According to Didier, the artefacts unearthed in Chahun jo Daro are currently in the Exploration and Excavation Branch in Karachi. “Most of the collections coming from our previous programme in Balochistan were first taken to this department and then shifted to the National Museum in Karachi. Syed Shakir Ali Shah, Director of the Exploration and Excavation Branch and whom Didier describes as the most important part of her team, explains, “The artefacts excavated in 2015, 2016 and 2017 are currently stored with us. Each item has been properly documented and recorded. If and when the various museums in Pakistan express an interest in displaying these artefacts, we will first obtain permission from the Secretary of Culture and then proceed accordingly.” Abdul Sattar Keerio, the local landlord whose plantation surrounds Chahun jo Daro, proposed that a small museum be built on site, displaying some of the artefacts to the public. Didier had requested the Culture Department to help install a fence around the site and declare it a protected area.
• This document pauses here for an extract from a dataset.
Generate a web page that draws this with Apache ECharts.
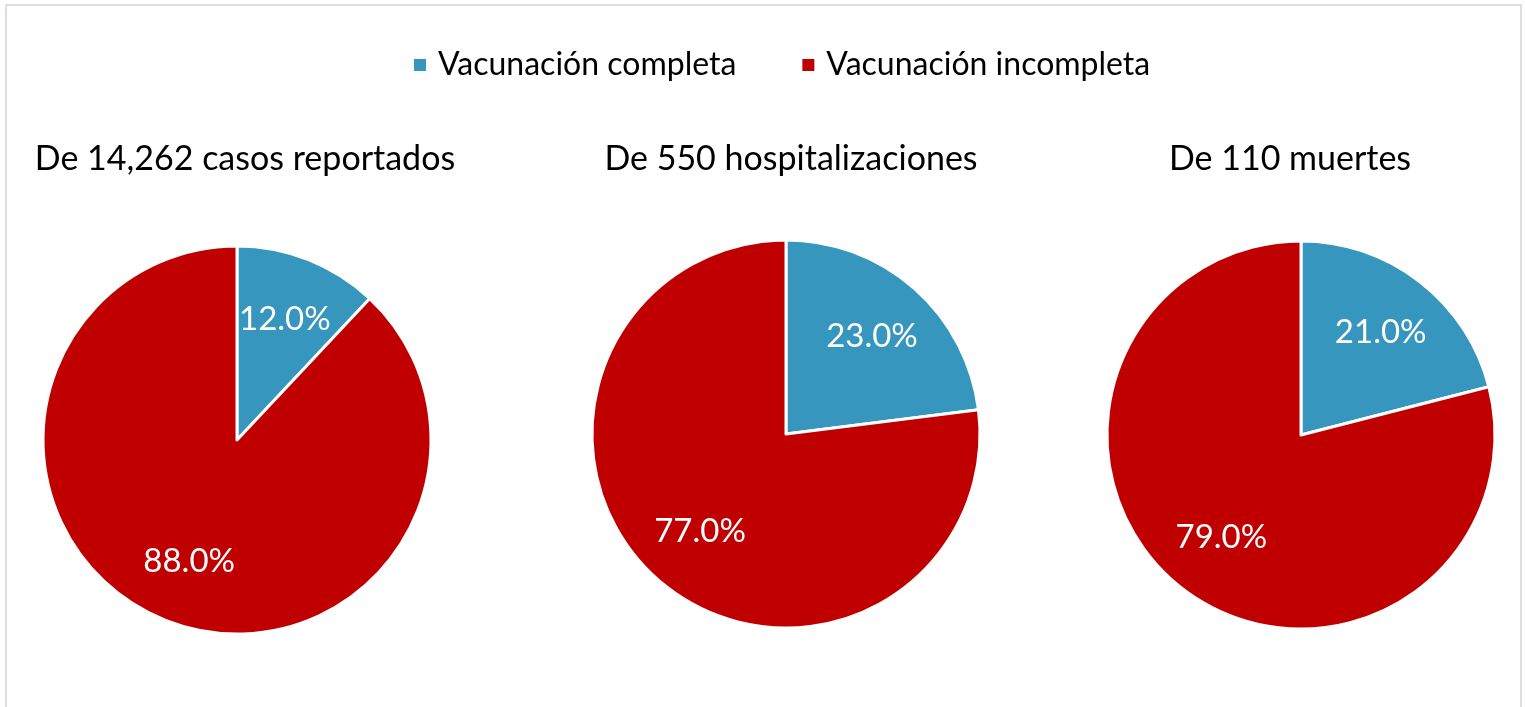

My topmost priority, is to make a report on our results accessible to the local public,” explains Didier. “For this, we are already in talks with various publications and are looking into the creation of a website, as well as the publication of reports that can be translated into local languages.” However, she says, before any of this can happen, “we first have to send the report to the Department of Antiquities in Sindh, as well as the federal Department of Archaeology and Museums.”